Aim →
Show all lines from the listing below that contain "matplotlib".
********
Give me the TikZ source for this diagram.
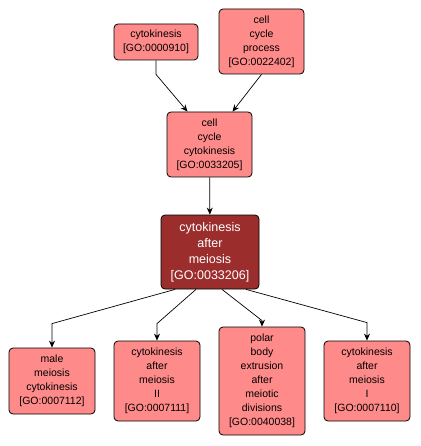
\documentclass[tikz,border=0pt]{standalone}
\usepackage{fontspec}
\setmainfont{Liberation Sans}
\usetikzlibrary{arrows.meta}
\definecolor{golight}{HTML}{FF8A8A}
\definecolor{godark}{HTML}{9B2D2D}
\tikzset{
  go/.style={draw=black,line width=.8pt,fill=golight,rounded corners=4pt,
    align=center,inner sep=0pt,font=\fontsize{10.5}{14}\selectfont},
  gosel/.style={go,fill=godark,text=white,font=\fontsize{12.5}{16}\selectfont},
  edge/.style={line width=.7pt,-{Stealth[length=7pt,width=6pt]}}
}
\begin{document}
\begin{tikzpicture}[x=1pt,y=-1pt]
	\useasboundingbox (0,0) rectangle (420,446);
	% top row
	\node[go,minimum width=84pt,minimum height=36pt] (ck) at (156,42) {cytokinesis\\{[GO:0000910]}};
	\node[go,minimum width=85pt,minimum height=65pt] (ccp) at (261.5,41.5) {cell\\cycle\\process\\{[GO:0022402]}};
	\node[go,minimum width=85pt,minimum height=65pt] (ccc) at (209.5,144.5) {cell\\cycle\\cytokinesis\\{[GO:0033205]}};
	% selected term
	\node[gosel,minimum width=98pt,minimum height=74pt] (cam) at (210,252) {cytokinesis\\after\\meiosis\\{[GO:0033206]}};
	% children
	\node[go,minimum width=86pt,minimum height=66pt] (mmc) at (52,381) {male\\meiosis\\cytokinesis\\{[GO:0007112]}};
	\node[go,minimum width=86pt,minimum height=80pt] (cam2) at (157,381) {cytokinesis\\after\\meiosis\\II\\{[GO:0007111]}};
	\node[go,minimum width=86pt,minimum height=108pt] (pbe) at (262,381) {polar\\body\\extrusion\\after\\meiotic\\divisions\\{[GO:0040038]}};
	\node[go,minimum width=86pt,minimum height=80pt] (cam1) at (367,381) {cytokinesis\\after\\meiosis\\I\\{[GO:0007110]}};
	% edges
	\draw[edge] (ck.south) -- ++(0,14) -- ([xshift=-22pt]ccc.north);
	\draw[edge] (ccp.south) -- ([xshift=23pt]ccc.north);
	\draw[edge] (ccc) -- (cam);
	\draw[edge] ([xshift=-35pt]cam.south) -- ([yshift=24pt]mmc.north) -- (mmc.north);
	\draw[edge] ([xshift=-14pt]cam.south) -- ([yshift=17pt]cam2.north) -- (cam2.north);
	\draw[edge] ([xshift=12pt]cam.south) -- ([yshift=6pt]pbe.north) -- (pbe.north);
	\draw[edge] ([xshift=36pt]cam.south) -- ([yshift=18pt]cam1.north) -- (cam1.north);
\end{tikzpicture}
\end{document}
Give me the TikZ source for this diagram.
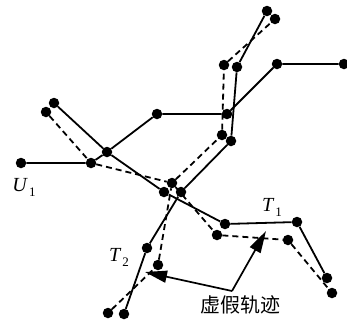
\documentclass[tikz,border=0pt]{standalone}
\usepackage{fontspec}
\setmainfont{Liberation Serif}
\newfontfamily\cjk{Noto Sans CJK SC}
\usetikzlibrary{arrows.meta,backgrounds}
\begin{document}
\begin{tikzpicture}[x=1pt,y=-1pt,
  dot/.style={circle,fill=black,inner sep=0pt,minimum size=10.5pt},
  real/.style={line width=1.8pt},
  fake/.style={line width=1.8pt,dash pattern=on 6pt off 4pt},
  pointer/.style={line width=1.7pt,-{Triangle[length=22pt,width=12pt]}},
  lbl/.style={font=\fontsize{20}{20}\selectfont\itshape,inner sep=0pt}
]
\useasboundingbox (0,0) rectangle (347,325);
% dots
\node[dot] (u0) at (21,163) {};
\node[dot] (a)  at (91,163) {};
\node[dot] (b)  at (107,152) {};
\node[dot] (u3) at (157,114) {};
\node[dot] (u4) at (227,114) {};
\node[dot] (u5) at (277,64) {};
\node[dot] (u6) at (344,64) {};
\node[dot] (t1a) at (54,103) {};
\node[dot] (t1c) at (164,192) {};
\node[dot] (t1d) at (225,224) {};
\node[dot] (t1e) at (297,222) {};
\node[dot] (t1f) at (327,278) {};
\node[dot] (t2a) at (124,314) {};
\node[dot] (t2b) at (147,248) {};
\node[dot] (t2c) at (181,192) {};
\node[dot] (t2d) at (231,141) {};
\node[dot] (t2e) at (237,67) {};
\node[dot] (t2f) at (267,11) {};
\node[dot] (f1a) at (46,112) {};
\node[dot] (m)   at (172,183) {};
\node[dot] (f1d) at (217,235) {};
\node[dot] (f1e) at (288,240) {};
\node[dot] (f1f) at (332,293) {};
\node[dot] (f2a) at (108,313) {};
\node[dot] (f2b) at (158,265) {};
\node[dot] (f2d) at (222,135) {};
\node[dot] (f2e) at (224,65) {};
\node[dot] (f2f) at (275,19) {};
% trajectories
\begin{scope}[on background layer]
\draw[real] (u0) -- (a) -- (b) -- (u3) -- (u4) -- (u5) -- (u6);
\draw[real] (t1a) -- (b) -- (t1c) -- (t1d) -- (t1e) -- (t1f);
\draw[real] (t2a) -- (t2b) -- (t2c) -- (t2d) -- (t2e) -- (t2f);
\draw[fake] (f1a) -- (a) -- (m) -- (f1d) -- (f1e) -- (f1f);
\draw[fake] (f2a) -- (f2b) -- (m) -- (f2d) -- (f2e) -- (f2f);
\end{scope}
% labels
\node[lbl] (lu) at (24,187) {U\raisebox{-5pt}{\normalfont\fontsize{13}{13}\selectfont\,1}};
\node[lbl] (lt1) at (272,207) {T\raisebox{-5pt}{\normalfont\fontsize{13}{13}\selectfont\,1}};
\node[lbl] (lt2) at (119,257) {T\raisebox{-5pt}{\normalfont\fontsize{13}{13}\selectfont\,2}};
\node[font=\cjk\fontsize{20}{20}\selectfont,inner sep=0pt] (fk) at (240,305) {虚假轨迹};
% pointers
\coordinate (j) at (232,291);
\coordinate (pa) at (145,272);
\coordinate (pb) at (266,231);
\draw[pointer] (j) -- (pa);
\draw[pointer] (j) -- (pb);
\end{tikzpicture}
\end{document}
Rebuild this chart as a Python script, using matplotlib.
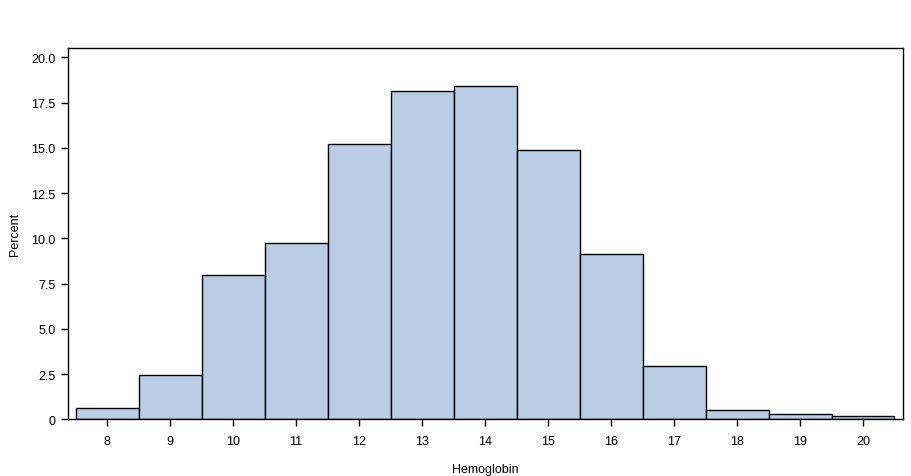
import matplotlib
matplotlib.use('Agg')
import matplotlib.pyplot as plt

# Hemoglobin histogram (percent per bin)
bins = [8, 9, 10, 11, 12, 13, 14, 15, 16, 17, 18, 19, 20]
percent = [0.6, 2.47, 7.98, 9.76, 15.2, 18.14, 18.42, 14.9, 9.15, 2.92, 0.49, 0.27, 0.16]
yticks = [0, 2.5, 5.0, 7.5, 10.0, 12.5, 15.0, 17.5, 20.0]
yticklabels = ['0', '2.5', '5.0', '7.5', '10.0', '12.5', '15.0', '17.5', '20.0']

plt.rcParams['font.family'] = ['Liberation Sans', 'DejaVu Sans']

fig = plt.figure(figsize=(9.11, 4.77), dpi=100)
W, H = 911, 477
ax = fig.add_axes([68 / W, (H - 420.3) / H, (903 - 68) / W, (420.3 - 49.3) / H])

ax.bar(bins, percent, width=1.0, color='#b9cde5', edgecolor='black', linewidth=1.0)

ax.set_xlim(7.38, 20.635)
ax.set_ylim(0, 20.5)
ax.set_xticks(bins)
ax.set_xticklabels([str(b) for b in bins])
ax.set_yticks(yticks)
ax.set_yticklabels(yticklabels)
ax.tick_params(direction='out', length=5, width=1, labelsize=9)
ax.tick_params(axis='x', pad=6)
ax.tick_params(axis='y', pad=4)
for s in ax.spines.values():
    s.set_linewidth(1.0)

ax.set_xlabel('Hemoglobin', fontsize=9, labelpad=12)
ax.set_ylabel('Percent', fontsize=9, labelpad=7)

fig.savefig('out.png', dpi=100)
********
Solution to the exercise →
Rebuild this chart as a Python script, using matplotlib.
import matplotlib
matplotlib.use('Agg')
import matplotlib.pyplot as plt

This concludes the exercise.